Angefangen hatte er mit sechs, als er den Kassettenrekorder von Vater Heinrich zerlegte. Mit 16 machte er Abitur, gewann mit 18 bei "Jugend forscht", studierte Informatik in München und Pittsburgh, wechselte als Doktorand an die Stanford-Universität, entwickelte dort einen Arbeitsplatzrechner, der die alten Großrechner überflüssig machte, und gründete, statt zu promovieren, mit zwei Studienfreunden das Stanford University Network, das als Sun Microsystems Weltruhm erlangen und zu einem Milliardenkonzern werden sollte. Höchstpersönlich hatte Bechtolsheim die Branche in eine neue Ära geführt.

Der Börsengang 1986 machte ihn reich, sein Ausstieg 1995 noch reicher - doch weder schlaff noch faul: Bei weiteren Gelegenheiten trumpfte er auf wie ein Sagenheld, ersann blitzschnelle Chips und Schaltungen, die in ihrem Einsatzgebiet besser und billiger waren als alles Dagewesene, er ließ Firmen erblühen und verkaufte sie: Die eine (Granite Systems) für 220 Millionen Dollar an Cisco, die andere (Kealia) für 91 Millionen Dollar an seine alte Firma Sun.

Selbst als er schon tausend Jahre nicht mehr hätte zu arbeiten brauchen, wirkte er schöpferisch fort, trat zunächst in die Dienste von Cisco, später wieder in jene von Sun, wo er frohgemut die Produktlinien überarbeitete, Netzwerkschalter und Supercomputer entwickelte.

Wie alle großen Meister verfügt Bechtolsheim über einen eigenen Stil.
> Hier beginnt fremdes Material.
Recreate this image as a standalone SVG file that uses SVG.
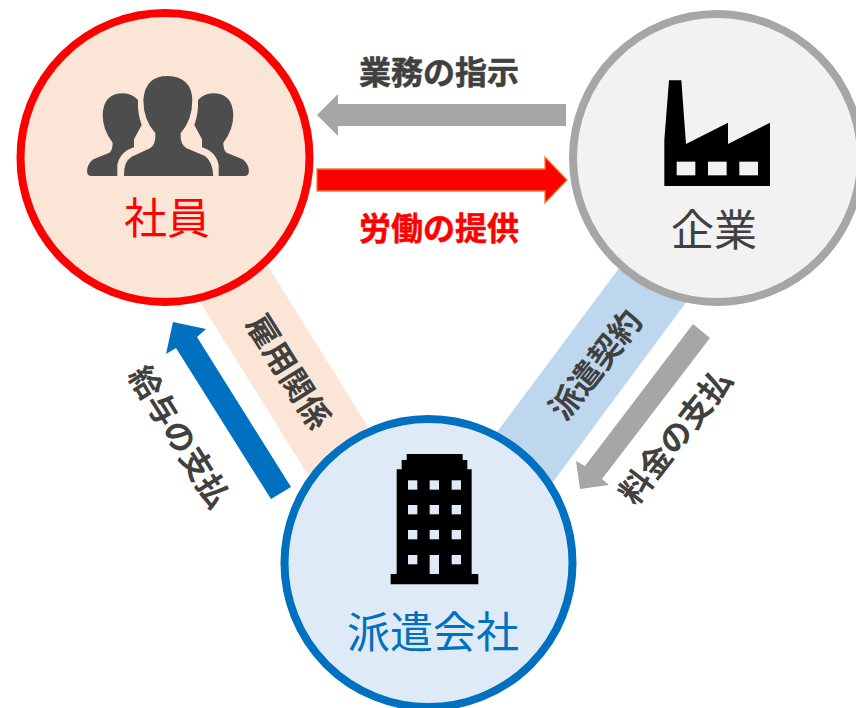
<svg xmlns="http://www.w3.org/2000/svg" width="856" height="708" viewBox="0 0 856 708">
<style>
text{font-family:"Noto Sans CJK JP","Noto Sans",sans-serif;text-anchor:middle}
.b{font-weight:700;font-size:32px;fill:#404040}
.h{stroke:#404040;stroke-width:.5}
.n{font-size:43px}
.c{stroke-width:8}
</style>
<rect width="856" height="708" fill="#fff"/>
<g id="connectors">
<polygon id="band-koyou" points="175,262 240,221 368,427 308,475" fill="#FBE5D6"/>
<polygon id="band-haken" points="640,240 710,270 553,482 497,432" fill="#BDD7EE"/>
<polygon id="arrow-shiji" points="566,104 338,104 338,94 317,115 338,136 338,126 566,126" fill="#A6A6A6"/>
<polygon id="arrow-roudou" points="317,169 545,169 545,157 567,180 545,203 545,191 317,191" fill="#FF0000" stroke="#ED7D31" stroke-width="1.3"/>
<polygon id="arrow-kyuuyo" points="291,487 271,499 176,348 166,354 173,322 206,329 197,337" fill="#0070C0"/>
<polygon id="arrow-ryoukin" points="693,324 710,338 602,479 609,485 580,489 576,461 585,466" fill="#A6A6A6"/>
</g>
<g id="node-shain">
<circle class="c" cx="165" cy="157.500" r="144.500" fill="#FBE5D6" stroke="#FF0000"/>
<g transform="translate(60 50) scale(.3333)" fill="#4D4D4D">
<path id="side" d="M172,378H95Q81,378 81,362Q83,340 100,328L148,308Q158,302 158,278Q128,240 128,195Q130,130 190,130Q215,130 234,150Q232,190 245,225L222,268V292Q180,305 172,345Z"/>
<use href="#side" transform="translate(648 0) scale(-1 1)"/>
<path d="M192,378Q190,335 215,320L270,295Q288,285 286,250Q250,210 250,150Q255,78 323,78Q395,80 397,150Q397,210 362,250Q360,285 380,295L435,318Q458,335 460,378Z"/>
</g>
<text class="n" x="167" y="234" fill="#FF0000">社員</text>
</g>
<g id="node-kigyou">
<circle class="c" cx="717" cy="158" r="144" fill="#F2F2F2" stroke="#A6A6A6"/>
<g transform="translate(630 60) scale(.3333)">
<path d="M117,61H154L168,252L294,188V252L420,188V378H103V240Z" fill="#000"/>
<g fill="#F2F2F2"><rect x="140" y="305" width="56" height="41"/><rect x="234" y="305" width="56" height="41"/><rect x="328" y="305" width="56" height="41"/></g>
</g>
<text class="n" x="714" y="246" fill="#404040">企業</text>
</g>
<g id="node-haken">
<circle class="c" cx="428.500" cy="563" r="144" fill="#DEEAF6" stroke="#0070C0"/>
<g transform="translate(370 440) scale(.3333)">
<path d="M110,42H278V60H292V88H305V402H325V433H62V402H80V88H95V60H110Z" fill="#000"/>
<g fill="#DEEAF6">
<rect x="114" y="121" width="28" height="28"/><rect x="179" y="121" width="28" height="28"/><rect x="245" y="121" width="28" height="28"/>
<rect x="114" y="195" width="28" height="28"/><rect x="179" y="195" width="28" height="28"/><rect x="245" y="195" width="28" height="28"/>
<rect x="114" y="270" width="28" height="28"/><rect x="179" y="270" width="28" height="28"/><rect x="245" y="270" width="28" height="28"/>
<rect x="114" y="345" width="28" height="28"/><rect x="179" y="345" width="28" height="57"/><rect x="245" y="345" width="28" height="28"/>
</g>
</g>
<text class="n" x="433" y="648" fill="#0070C0">派遣会社</text>
</g>
<g id="labels">
<text class="b h" x="439" y="84">業務の指示</text>
<text class="b h" x="439" y="240" style="fill:#FF0000;stroke:#FF0000">労働の提供</text>
<text class="b" transform="translate(288 372) rotate(58)" y="11">雇用関係</text>
<text class="b" transform="translate(179 437) rotate(58)" y="11">給与の支払</text>
<text class="b" transform="translate(596 365) rotate(-52)" y="11">派遣契約</text>
<text class="b" transform="translate(676 437) rotate(-52)" y="11">料金の支払</text>
</g>
</svg>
Softwareingenieure schwärmen von der Eleganz seiner Schaltpläne: Dem Vielschichtigen und Umständlichen ringt Bechtolsheim ihr Gerades und Unmissverständliches ab, in der Gewissheit, dass sich darin ihr Wesen offenbare. Während andere versuchen, das Komplizierte zu ergründen, versenkt sich Bechtolsheim in das Einfache, aus dem es gebildet ist.
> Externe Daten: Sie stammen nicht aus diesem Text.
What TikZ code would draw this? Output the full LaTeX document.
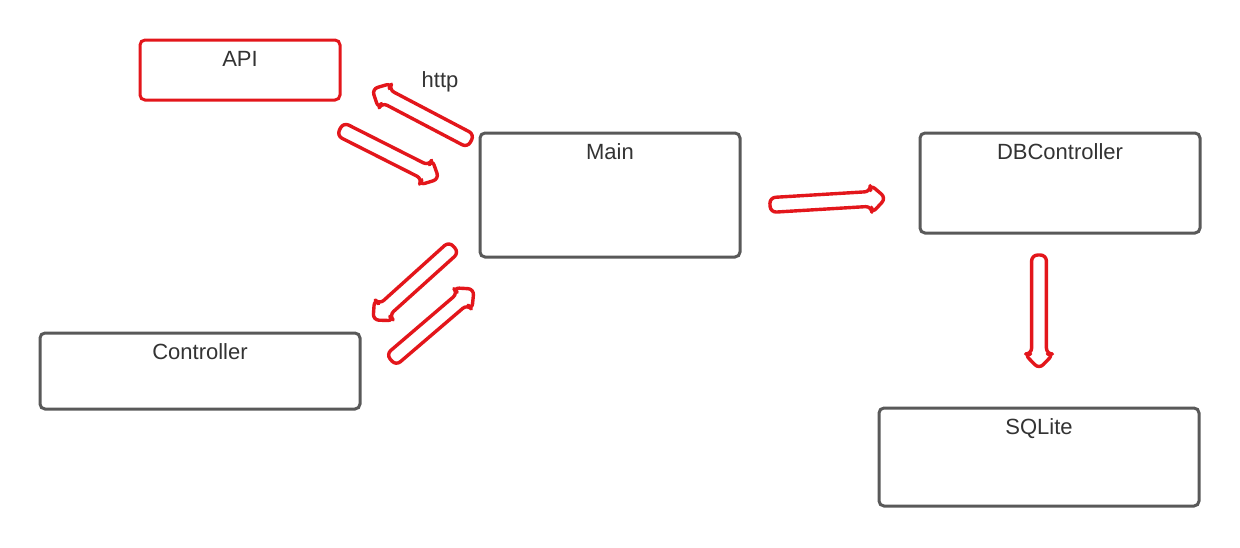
\documentclass[tikz,border=0pt]{standalone}
\usepackage{fontspec}
\setmainfont{Liberation Sans}
\usetikzlibrary{calc}
\definecolor{boxgray}{HTML}{595959}
\definecolor{flowred}{HTML}{E3161B}
\definecolor{txt}{HTML}{333333}

\tikzset{
  box/.style={draw=boxgray, line width=1.5pt, rounded corners=2.5pt, fill=white, inner sep=0pt},
  redbox/.style={box, draw=flowred},
  boxlabel/.style={anchor=north, inner sep=0pt, yshift=-6pt, font=\fontsize{11}{13}\selectfont, text=txt},
  flowarrow/.style={draw=flowred, line width=1.7pt, rounded corners=3pt, line join=round, fill=white},
}

% outlined block arrow from tail #1 to tip #2; #3 names its head base
\newcommand\blockarrow[3]{%
  \coordinate (#3-h) at ($(#2)!7.5pt!(#1)$);
  \draw[flowarrow]
    ($(#1)!3.7pt!90:(#2)$) -- ($(#3-h)!3.7pt!90:(#2)$) -- ($(#3-h)!7.2pt!90:(#2)$)
    -- (#2)
    -- ($(#3-h)!7.2pt!-90:(#2)$) -- ($(#3-h)!3.7pt!-90:(#2)$) -- ($(#1)!3.7pt!-90:(#2)$)
    -- cycle;
}

\begin{document}
\begin{tikzpicture}[x=0.5pt, y=-0.5pt]
  \useasboundingbox (0,0) rectangle (1240,547);

  % components
  \node[redbox, minimum width=100pt, minimum height=30pt,
        label={[boxlabel]north:API}] (api) at (240,70) {};
  \node[box, minimum width=130pt, minimum height=62pt,
        label={[boxlabel]north:Main}] (main) at (610,195) {};
  \node[box, minimum width=140pt, minimum height=50pt,
        label={[boxlabel]north:DBController}] (db) at (1060,183) {};
  \node[box, minimum width=160pt, minimum height=38pt,
        label={[boxlabel]north:Controller}] (ctrl) at (200,371) {};
  \node[box, minimum width=160pt, minimum height=49pt,
        label={[boxlabel]north:SQLite}] (sqlite) at (1039,457) {};

  \node[font=\fontsize{11}{13}\selectfont, text=txt, inner sep=0pt] (http) at (440,82) {http};

  % arrow ends
  \coordinate (mainApiT) at (471,141);  \coordinate (mainApiH) at (372,89);
  \coordinate (apiMainT) at (340,129);  \coordinate (apiMainH) at (439,179);
  \coordinate (mainCtlT) at (454,247);  \coordinate (mainCtlH) at (373,320);
  \coordinate (ctlMainT) at (391,360);  \coordinate (ctlMainH) at (474,289);
  \coordinate (mainDbT)  at (770,205);  \coordinate (mainDbH)  at (886,198);
  \coordinate (dbSqlT)   at (1039,255); \coordinate (dbSqlH)   at (1039,369);

  \blockarrow{mainApiT}{mainApiH}{a1}
  \blockarrow{apiMainT}{apiMainH}{a2}
  \blockarrow{mainCtlT}{mainCtlH}{a3}
  \blockarrow{ctlMainT}{ctlMainH}{a4}
  \blockarrow{mainDbT}{mainDbH}{a5}
  \blockarrow{dbSqlT}{dbSqlH}{a6}
\end{tikzpicture}
\end{document}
Als "Genie", dessen Wirkung sich nach allen Seiten in der Gilde ausgebreitet hat, wird er verehrt, sein Einfluss mit dem von Apple-Geist Steve Jobs verglichen, ja als ihm überlegen gedeutet: Denn Bechtolsheim konstruiert nicht für eine Designschickeria, sondern für die Welt der Unternehmen. Jeder Rechner, den er baute, war der schnellste seiner Generation, und mancher von ihnen sah sogar am besten aus.

Bekanntheit erlangte er nicht nur als Erfinder umwälzender Produkte, Gründer siegreicher Unternehmen, sondern auch als Erfolgsfinanzier der Szene: In gut 100 Technikfirmen hat er den zehnten Teil seines Vermögens gesteckt.

Kultstatus erreichte er als einer der ersten Google-Investoren. Sein guter Freund, Stanford-Professor David Cheriton, hatte ihm 1998 zwei Absolventen vorgestellt, die eine Idee für eine Suchmaschine, aber kein Geld hatten. Bechtolsheim stellte ihnen einen Scheck über 100 000 Dollar aus, später einen zweiten über den gleichen Betrag.

Bis heute ist er im Besitz von einem Google-Prozent geblieben, aus dem Geschäft mit dem Wagniskapital indes hat er sich zurückgezogen: "Das läuft schon seit zehn Jahren nicht mehr, und so schwierig wie heute war es seit 30 Jahren nicht. Der Markt ist hart, und die Lücken, die er bietet, sind klein. Was mir aber am meisten Spaß macht, ist, Probleme zu lösen und mein Geld, wie bei Arista, in eigene Ideen zu investieren."

Mit seinem Unternehmen, dessen Besitz er sich mit David Cheriton teilt, blitzt der Unermüdliche ein weiteres Mal am vordersten Rand des Fortschritts hervor. Seine Netzwerkschalter haben einen neuen Standard gesetzt.

Ein Drittel seiner Kunden sind Wall-Street-Firmen, die für ihre Anlagen die schnellste Ausrüstung benötigen: „Banken, Hedgefonds. Alle, die High Frequency Trading machen, bei denen die Händler nur für eine Mikrosekunde im Markt sind. Es ist eine Materialschlacht."

Arista steht auf der Gewinnschwelle: "Wir wachsen schnell." IBM und Hew-lett-Packard haben um Beteiligungen nachgesucht. Aber Bechtolsheim verfolgt andere Pläne: den Börsengang.

Dass er sich danach zur Ruhe setzt, ist unwahrscheinlich. "Mit Geld kann man eigentlich relativ wenig machen. Es mag komisch sein, wenn ich es jetzt so sage. Man kann sich ein größeres Haus und ein schnelleres Auto kaufen. Aber das ist auch ungefähr alles."

Aber auch nur ungefähr. Bechtolsheim hat sich darüber hinaus einen günstigen Zweimaster von 43 Meter Länge und mit sechs Mann Besatzung zugelegt. Das Schiff kreuzt um die Welt. Jetzt sei es gerade im Panamakanal auf dem Weg nach Tahiti. "Wenn ich mal einen kurzen Urlaub mache, gehe ich an Bord, wo es gerade ist. Wir haben Internet, so kann ich am Geschäft teilnehmen." Das Gute am Segeln, sagt er , sei ja "der Wind: Diesel ist bei diesen Entfernungen praktisch unbezahlbar".